Just 30 years ago, in a Georgia case, the Supreme Court upheld state laws which made it a crime to engage in homosexual acts. A crime. Bowers v. Hardwick, 478 U.S. 186 (1986) Writing for the Court, Justice White feared that guaranteeing a right to sodomy would be the product of "judge-made constitutional law" and send the Court down the road to "illegitimacy."
The Court looked back on thousands of years of human history and the entire history of the United States, and said:
It is obvious to us that neither of these formulations would extend a fundamental right to homosexuals to engage in acts of consensual sodomy. Proscriptions against that conduct have ancient roots.
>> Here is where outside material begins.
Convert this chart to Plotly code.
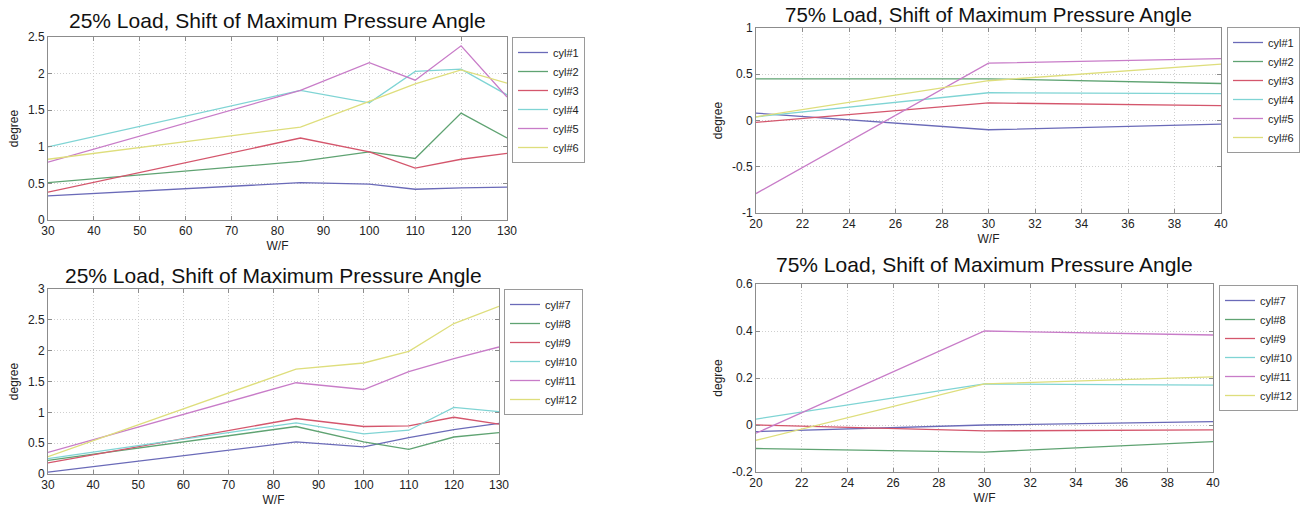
import plotly.graph_objects as go

# ---------------- data ----------------
wf_25 = [30, 85, 100, 110, 120, 130]
wf_75 = [20, 30, 40]

# 25% load, cylinders 1-6
l25_cyl1 = [0.33, 0.51, 0.49, 0.42, 0.44, 0.45]
l25_cyl2 = [0.51, 0.80, 0.93, 0.84, 1.46, 1.12]
l25_cyl3 = [0.38, 1.12, 0.93, 0.71, 0.83, 0.91]
l25_cyl4 = [1.00, 1.77, 1.60, 2.03, 2.06, 1.71]
l25_cyl5 = [0.79, 1.77, 2.15, 1.91, 2.38, 1.68]
l25_cyl6 = [0.83, 1.27, 1.62, 1.86, 2.05, 1.87]

# 25% load, cylinders 7-12
l25_cyl7 = [0.03, 0.52, 0.44, 0.59, 0.72, 0.82]
l25_cyl8 = [0.22, 0.77, 0.52, 0.40, 0.60, 0.67]
l25_cyl9 = [0.18, 0.90, 0.77, 0.78, 0.92, 0.81]
l25_cyl10 = [0.25, 0.83, 0.65, 0.71, 1.08, 1.01]
l25_cyl11 = [0.35, 1.48, 1.37, 1.66, 1.87, 2.06]
l25_cyl12 = [0.28, 1.70, 1.80, 1.99, 2.44, 2.72]

# 75% load, cylinders 1-6
l75_cyl1 = [0.08, -0.10, -0.04]
l75_cyl2 = [0.45, 0.45, 0.40]
l75_cyl3 = [-0.02, 0.19, 0.16]
l75_cyl4 = [0.04, 0.30, 0.29]
l75_cyl5 = [-0.79, 0.62, 0.67]
l75_cyl6 = [0.04, 0.43, 0.61]

# 75% load, cylinders 7-12
l75_cyl7 = [-0.028, 0.0, 0.014]
l75_cyl8 = [-0.10, -0.115, -0.071]
l75_cyl9 = [0.0, -0.025, -0.021]
l75_cyl10 = [0.025, 0.175, 0.17]
l75_cyl11 = [-0.035, 0.40, 0.383]
l75_cyl12 = [-0.065, 0.175, 0.205]

names_a = ["cyl#1", "cyl#2", "cyl#3", "cyl#4", "cyl#5", "cyl#6"]
names_b = ["cyl#7", "cyl#8", "cyl#9", "cyl#10", "cyl#11", "cyl#12"]

title_25 = "25% Load, Shift of Maximum Pressure Angle"
title_75 = "75% Load, Shift of Maximum Pressure Angle"
x_title = "W/F"
y_title = "degree"

x25_ticks = [30, 40, 50, 60, 70, 80, 90, 100, 110, 120, 130]
x75_ticks = [20, 22, 24, 26, 28, 30, 32, 34, 36, 38, 40]
y_tl_ticks = [0, 0.5, 1, 1.5, 2, 2.5]
y_tl_labels = ["0", "0.5", "1", "1.5", "2", "2.5"]
y_bl_ticks = [0, 0.5, 1, 1.5, 2, 2.5, 3]
y_bl_labels = ["0", "0.5", "1", "1.5", "2", "2.5", "3"]
y_tr_ticks = [-1, -0.5, 0, 0.5, 1]
y_tr_labels = ["-1", "-0.5", "0", "0.5", "1"]
y_br_ticks = [-0.2, 0, 0.2, 0.4, 0.6]
y_br_labels = ["-0.2", "0", "0.2", "0.4", "0.6"]

# ---------------- style ----------------
colors = ["#6a6ab8", "#5fa372", "#d4566c", "#7fd4d4", "#c87cc8", "#dede7c"]
W, H = 1304, 510
FONT = "Liberation Sans, Arial, sans-serif"
FRAME = "#8c8c8c"
GRID = "#cfcfcf"


def px_x(a, b):
    return [a / W, b / W]


def px_y(top, bottom):
    return [1 - bottom / H, 1 - top / H]


panels = [
    dict(x=wf_25, ys=[l25_cyl1, l25_cyl2, l25_cyl3, l25_cyl4, l25_cyl5, l25_cyl6],
         names=names_a, ax="", leg="legend", dx=px_x(48, 507), dy=px_y(37, 220),
         lx=512, ly=37, xr=[30, 130], yr=[0, 2.5], xt=x25_ticks,
         yt=y_tl_ticks, yl=y_tl_labels, title=title_25, tshift=3, tsize=21),
    dict(x=wf_75, ys=[l75_cyl1, l75_cyl2, l75_cyl3, l75_cyl4, l75_cyl5, l75_cyl6],
         names=names_a, ax="2", leg="legend2", dx=px_x(756, 1221), dy=px_y(28, 213),
         lx=1227, ly=27, xr=[20, 40], yr=[-1, 1], xt=x75_ticks,
         yt=y_tr_ticks, yl=y_tr_labels, title=title_75, tshift=None, tsize=20.5),
    dict(x=wf_25, ys=[l25_cyl7, l25_cyl8, l25_cyl9, l25_cyl10, l25_cyl11, l25_cyl12],
         names=names_b, ax="3", leg="legend3", dx=px_x(48, 499), dy=px_y(289, 474),
         lx=504, ly=289, xr=[30, 130], yr=[0, 3], xt=x25_ticks,
         yt=y_bl_ticks, yl=y_bl_labels, title=title_25, tshift=0, tsize=21),
    dict(x=wf_75, ys=[l75_cyl7, l75_cyl8, l75_cyl9, l75_cyl10, l75_cyl11, l75_cyl12],
         names=names_b, ax="4", leg="legend4", dx=px_x(756, 1213), dy=px_y(284, 472),
         lx=1219, ly=285, xr=[20, 40], yr=[-0.2, 0.6], xt=x75_ticks,
         yt=y_br_ticks, yl=y_br_labels, title=title_75, tshift=6, tsize=21),
]

fig = go.Figure()
layout = dict(
    width=W, height=H, margin=dict(l=0, r=0, t=0, b=0),
    paper_bgcolor="white", plot_bgcolor="white",
    font=dict(family=FONT, size=12, color="#222222"),
    annotations=[],
)

for p in panels:
    for ys, name, col in zip(p["ys"], p["names"], colors):
        fig.add_trace(go.Scatter(
            x=p["x"], y=ys, name=name, mode="lines",
            line=dict(color=col, width=1.3),
            xaxis="x" + p["ax"], yaxis="y" + p["ax"], legend=p["leg"],
        ))
    axis_common = dict(
        showline=True, linecolor=FRAME, linewidth=1, mirror="ticks",
        ticks="inside", ticklen=4, tickcolor=FRAME,
        showgrid=True, gridcolor=GRID, griddash="1px,2px", gridwidth=1,
        zeroline=False, automargin=False,
        tickfont=dict(family=FONT, size=12, color="#222222"),
    )
    layout["xaxis" + p["ax"]] = dict(
        axis_common, domain=p["dx"], range=p["xr"], tickvals=p["xt"],
        anchor="y" + p["ax"],
        title=dict(text=x_title, font=dict(size=12), standoff=4),
    )
    layout["yaxis" + p["ax"]] = dict(
        axis_common, domain=p["dy"], range=p["yr"], tickvals=p["yt"],
        ticktext=p["yl"], anchor="x" + p["ax"],
        title=dict(text=y_title, font=dict(size=12), standoff=6),
    )
    layout[p["leg"]] = dict(
        x=p["lx"] / W, y=1 - p["ly"] / H, xanchor="left", yanchor="top",
        bordercolor="#9a9a9a", borderwidth=1, bgcolor="white",
        font=dict(family=FONT, size=11, color="#222222"),
        itemwidth=30, tracegroupgap=0,
    )
    ann = dict(
        text=p["title"], xref="paper", yref="paper",
        x=(p["dx"][0] + p["dx"][1]) / 2,
        xanchor="center", showarrow=False,
        font=dict(family=FONT, size=p["tsize"], color="#111111"),
    )
    if p["tshift"] is None:
        ann.update(y=1, yanchor="top", yshift=-1)
    else:
        ann.update(y=p["dy"][1], yanchor="bottom", yshift=p["tshift"])
    layout["annotations"].append(ann)

fig.update_layout(**layout)
fig.write_html("out.html")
Sodomy was a criminal offense at common law, and was forbidden by the laws of the original 13 States when they ratified the Bill of Rights. [Footnote 5] In 1868, when the Fourteenth Amendment was ratified, all but 5 of the 37 States in the Union had criminal sodomy laws. [Footnote 6] In fact, until 1961, [Footnote 7] all 50 States outlawed sodomy, and today, 24 States and the District of Columbia continue to provide criminal penalties for sodomy performed in private and between consenting adults. Against this background, to claim that a right to engage in such conduct is "deeply rooted in this Nation's history and tradition" or "implicit in the concept of ordered liberty" is, at best, facetious.Then, less than 20 years later, the Court reversed itself. Lawrence and Garner v. Texas 539 U.S. 558 (2003) The Court's reasoning in this case should have overruled Roe v. Wade, as Antonin Scalia pointed out in his dissent (begins p. 586).
Tomorrow the Court will hear a case which may result in the most "facetious" opinion in American history, sending the Court to the end of the road to complete "illegitimacy," by ruling that homosexuality is a fundamental "right," and that calling it a "sin" (as the Bible does) is hateful "animus" without a "rational" basis, and that America must officially declare that two homosexuals can be genuinely, truly "married" in the eyes of God.
It is staggering that thousands of years of human history can be swept away in less than 30 years. It is more staggering that Americans could be forced -- by being threatened with fines, incarceration, and the destruction of the businesses they have worked a lifetime to build -- to publicly applaud, honor, celebrate, and affirm behavior which was once universally recognized as being contrary to "the Laws of Nature and of Nature's God." Such a decision would mean the end of the First Amendment as the framers of the Bill of Rights knew it.
Homosexual conduct should not be punished by the government by fines, being locked in a cage with a violent psychopath, or firing squad. Neither should the refusal of an artist to portray the immoral act in a laudatory way.
You should take a moment right now to pray for the attorneys who will be arguing this case tomorrow, and for the Justices who will be rendering their decision in the weeks to come.